SDG&E has proposed the program to the PUC as part of its regular rate proceeding, so the commission eventually will have its say. The PUC has scheduled informational hearings this month in San Diego County. Neither of the state's two other major private utilities, Southern California Edison and Pacific Gas & Electric Co., has yet filed a similar proposal. But it's a good bet that if SDG&E puts this thing across, there won't be a timepiece in the world sensitive enough to count the nanoseconds that pass before they ask to join the club.
The important context, glossed over by SDG&E in its presentation about the program to the PUC in February, is that electricity isn't just any commodity, to be enjoyed or dispensed with at whim. It's fundamental to people's health and safety. That's why the law typically imposes stringent limitations on how and when a customer can be shut off for nonpayment or late payment.
In California, the rules include a minimum 14-day advance notice of a pending disconnection, plus outreach by mail, phone or a visit from a utility representative no more than 48 hours before the scheduled shut-off. Those notifications must include information about how to dispute a bill or request a payment extension, and where to find government assistance. The utility must offer the customer a payment plan stretched out over three months at least, and it can't shut the customer off in the meantime or while a bill is in dispute.
How many of those conditions would apply to a prepay customer? None. The utility could automatically shut off their lights four days after their accounts dropped to zero, or a day after they went $20 in the red. No notice, no calls; the customers would be treated as having "voluntarily" disconnected.

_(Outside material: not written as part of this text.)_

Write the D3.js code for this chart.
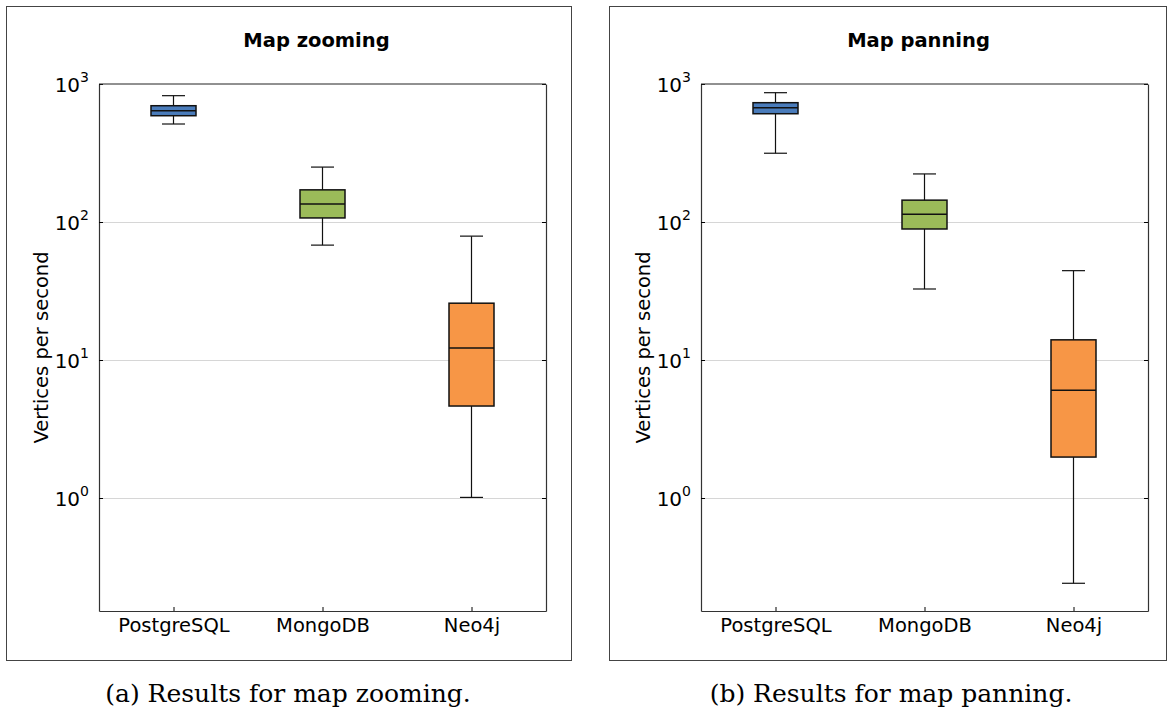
<!DOCTYPE html>
<html>
<head>
<meta charset="utf-8">
<script src="https://cdn.jsdelivr.net/npm/d3@7"></script>
<style>
  body { margin: 0; background: #fff; }
  svg { display: block; }
  .tick text { font-family: "DejaVu Sans", sans-serif; }
</style>
</head>
<body>
<svg id="chart" width="1168" height="711"></svg>
<script>
'use strict';

// categories on the x axis
var categories = ['PostgreSQL', 'MongoDB', 'Neo4j'];
var boxColors = ['#4a7cbb', '#9bbb59', '#f79646'];
var yTickValues = [1, 10, 100, 1000];
var yTickExponents = ['0', '1', '2', '3'];

// map zooming: whisker low, q1, median, q3, whisker high
var zoomLow = [513, 68, 1.01];
var zoomQ1 = [589, 107, 4.64];
var zoomMedian = [640, 135, 12.2];
var zoomQ3 = [696, 171, 25.8];
var zoomHigh = [823, 250, 79];

// map panning
var panLow = [315, 32.7, 0.241];
var panQ1 = [609, 89, 1.98];
var panMedian = [673, 114, 6.03];
var panQ3 = [732, 144, 14.0];
var panHigh = [865, 223, 44.4];

var svg = d3.select('#chart');

var PLOT_TOP = 84;
var PLOT_H = 527;
var PLOT_W = 447;

var panels = [
    { frame: [6, 6, 565, 654], plotX: 99, title: 'Map zooming', caption: '(a) Results for map zooming.', captionX: 288,
      low: zoomLow, q1: zoomQ1, med: zoomMedian, q3: zoomQ3, high: zoomHigh },
    { frame: [609, 6, 557, 654], plotX: 701, title: 'Map panning', caption: '(b) Results for map panning.', captionX: 891,
      low: panLow, q1: panQ1, med: panMedian, q3: panQ3, high: panHigh }
];

var y = d3.scaleLog()
    .domain([Math.pow(10, -113 / 138), 1000])
    .range([PLOT_H, 0]);

var x = d3.scalePoint()
    .domain(categories)
    .range([0, PLOT_W])
    .padding(0.5);

var BOX_W = 45;
var CAP_W = 23;

panels.forEach(function(p) {
    drawPanel(p);
});

function drawPanel(p) {
    //outer frame
    svg.append('rect')
        .attr('x', p.frame[0] + 0.5)
        .attr('y', p.frame[1] + 0.5)
        .attr('width', p.frame[2])
        .attr('height', p.frame[3])
        .attr('fill', 'none')
        .attr('stroke', '#444')
        .attr('stroke-width', 1);

    //title
    svg.append('text')
        .attr('x', p.plotX + PLOT_W / 2 - 6)
        .attr('y', 47)
        .attr('text-anchor', 'middle')
        .style('font-family', '"DejaVu Sans", sans-serif')
        .style('font-weight', 'bold')
        .style('font-size', '19.5px')
        .text(p.title);

    //caption
    svg.append('text')
        .attr('x', p.captionX)
        .attr('y', 702)
        .attr('text-anchor', 'middle')
        .style('font-family', '"DejaVu Serif", serif')
        .style('font-size', '25px')
        .text(p.caption);

    var g = svg.append('g')
        .attr('transform', 'translate(' + p.plotX + ',' + PLOT_TOP + ')');

    //grid
    g.append('g').selectAll('line')
        .data(yTickValues.slice(0, 3))
        .enter()
        .append('line')
        .attr('x1', 0)
        .attr('x2', PLOT_W)
        .attr('y1', function(d) { return Math.round(y(d)) + 0.5; })
        .attr('y2', function(d) { return Math.round(y(d)) + 0.5; })
        .attr('stroke', '#d6d6d6')
        .attr('stroke-width', 1);

    //axes with inward ticks
    var axisL = g.append('g')
        .call(d3.axisLeft(y).tickValues(yTickValues).tickSize(-4).tickSizeOuter(0).tickFormat(''));
    var axisR = g.append('g')
        .attr('transform', 'translate(' + PLOT_W + ',0)')
        .call(d3.axisRight(y).tickValues(yTickValues).tickSize(-4).tickSizeOuter(0).tickFormat(''));
    var axisB = g.append('g')
        .attr('transform', 'translate(0,' + PLOT_H + ')')
        .call(d3.axisBottom(x).tickSize(-4).tickSizeOuter(0).tickPadding(7));
    g.append('line')
        .attr('x1', 0).attr('x2', PLOT_W)
        .attr('y1', 0).attr('y2', 0)
        .attr('stroke', '#222');

    [axisL, axisR, axisB].forEach(function(a) {
        a.select('.domain').attr('stroke', '#333').attr('stroke-width', 1.2);
        a.selectAll('.tick line').attr('stroke', '#000');
    });

    axisB.selectAll('.tick text')
        .attr('fill', '#000')
        .attr('dy', '0.72em')
        .style('font-size', '19.5px');

    //y tick labels 10^n
    var lbl = g.append('g').selectAll('text')
        .data(yTickValues)
        .enter()
        .append('text')
        .attr('x', -10)
        .attr('y', function(d) { return y(d) + 8; })
        .attr('text-anchor', 'end')
        .style('font-family', '"DejaVu Sans", sans-serif')
        .style('font-size', '20px');
    lbl.append('tspan').text('10');
    lbl.append('tspan')
        .attr('dy', -10)
        .style('font-size', '14px')
        .text(function(d, i) { return yTickExponents[i]; });

    //y axis label
    svg.append('text')
        .attr('transform', 'translate(' + (p.plotX - 51) + ',' + (PLOT_TOP + PLOT_H / 2) + ') rotate(-90)')
        .attr('text-anchor', 'middle')
        .style('font-family', '"DejaVu Sans", sans-serif')
        .style('font-size', '19.5px')
        .text('Vertices per second');

    //boxes
    var boxes = g.append('g').selectAll('g')
        .data(categories)
        .enter()
        .append('g')
        .attr('transform', function(d) { return 'translate(' + x(d) + ',0)'; });

    boxes.append('line')
        .attr('x1', 0).attr('x2', 0)
        .attr('y1', function(d, i) { return y(p.high[i]); })
        .attr('y2', function(d, i) { return y(p.low[i]); })
        .attr('stroke', '#111')
        .attr('stroke-width', 1.2);

    boxes.selectAll('.cap')
        .data(function(d, i) { return [p.high[i], p.low[i]]; })
        .enter()
        .append('line')
        .attr('class', 'cap')
        .attr('x1', -CAP_W / 2).attr('x2', CAP_W / 2)
        .attr('y1', function(v) { return y(v); })
        .attr('y2', function(v) { return y(v); })
        .attr('stroke', '#111')
        .attr('stroke-width', 1.2);

    boxes.append('rect')
        .attr('x', -BOX_W / 2)
        .attr('width', BOX_W)
        .attr('y', function(d, i) { return y(p.q3[i]); })
        .attr('height', function(d, i) { return y(p.q1[i]) - y(p.q3[i]); })
        .attr('fill', function(d, i) { return boxColors[i]; })
        .attr('stroke', '#111')
        .attr('stroke-width', 1.5);

    boxes.append('line')
        .attr('x1', -BOX_W / 2).attr('x2', BOX_W / 2)
        .attr('y1', function(d, i) { return y(p.med[i]); })
        .attr('y2', function(d, i) { return y(p.med[i]); })
        .attr('stroke', '#111')
        .attr('stroke-width', 1.5);
}
</script>
</body>
</html>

As a come-on, the utility says it won't require pre-payers to post the customary new-customer cash deposit of up to two months of an average bill. It won't require full repayment of unpaid balances before delivering service — instead it will apply a portion of the prepaid account to a customer's debt over time. "This is for people barred from having electrical service," SDG&E spokeswoman Stephanie Donovan explains, "such as those who can't make a two-month deposit, or have an existing bad debt or have no credit history."